Issue 61 |
Fall 1993

Ron Carlson, Cohen Award

by 

Cohen Awards  Each volume year, the best poem, short story, and nonfiction piece published in Ploughshares are honored with the Cohen Awards. Finalists are nominated by staff editors, and the winners are selected by our advisory editors -- comprised of current and former guest editors. Each winner receives a cash prize of $400. The awards are wholly sponsored by our patrons Denise and Mel Cohen of New Orleans. This year, for the first time, all three winners were selected from a single issue -- West Real, Spring 1992, Vol. 18 / 1 -- a testament to the literary vision of the issue's editor, Alberto Alavaro Ríos.
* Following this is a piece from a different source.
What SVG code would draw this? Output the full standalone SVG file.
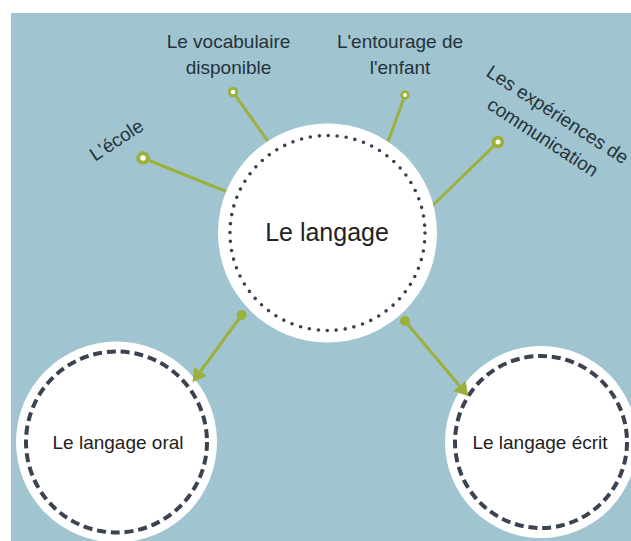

The 1993 Cohen Awards for work published in Ploughshares Vol. 18 go to:

Ron Carlson -- for his story "Blazo."

Ron Carlson was born in Logan, Utah. In 1971, after finishing his master's degree in English at the University of Utah, he ventured east to teach, coach, and run a dormitory at the Hotchkiss School in Connecticut. There, while teaching classes six days a week and learning to skate so he could properly coach one of the hockey teams, Carlson began his first novel, Betrayed by F. Scott Fitzgerald, which was published in 1977. After his second novel, Truants, was released in 1981, he returned to Utah for a life of writing and periodic teaching engagements sponsored by the arts councils of Utah, Idaho, and Alaska. In 1986, Carlson accepted a teaching post at Arizona State University, where he is now the Director of the Creative Writing Program. His stories have appeared in The New Yorker, Harper's, Gentlemen's Quarterly, Playboy, Best American Short Stories, Sudden Fiction, Best of the West, and many other magazines and anthologies. A recipient of an NEA Fellowship, he is the author of the collections The News of the World and Plan B for the Middle Class, which was published last year by W.W. Norton & Co. He will be co-hosting Books and Company next spring on KAET Public Television. He lives with his wife, Elaine, and their two sons in Tempe, Arizona.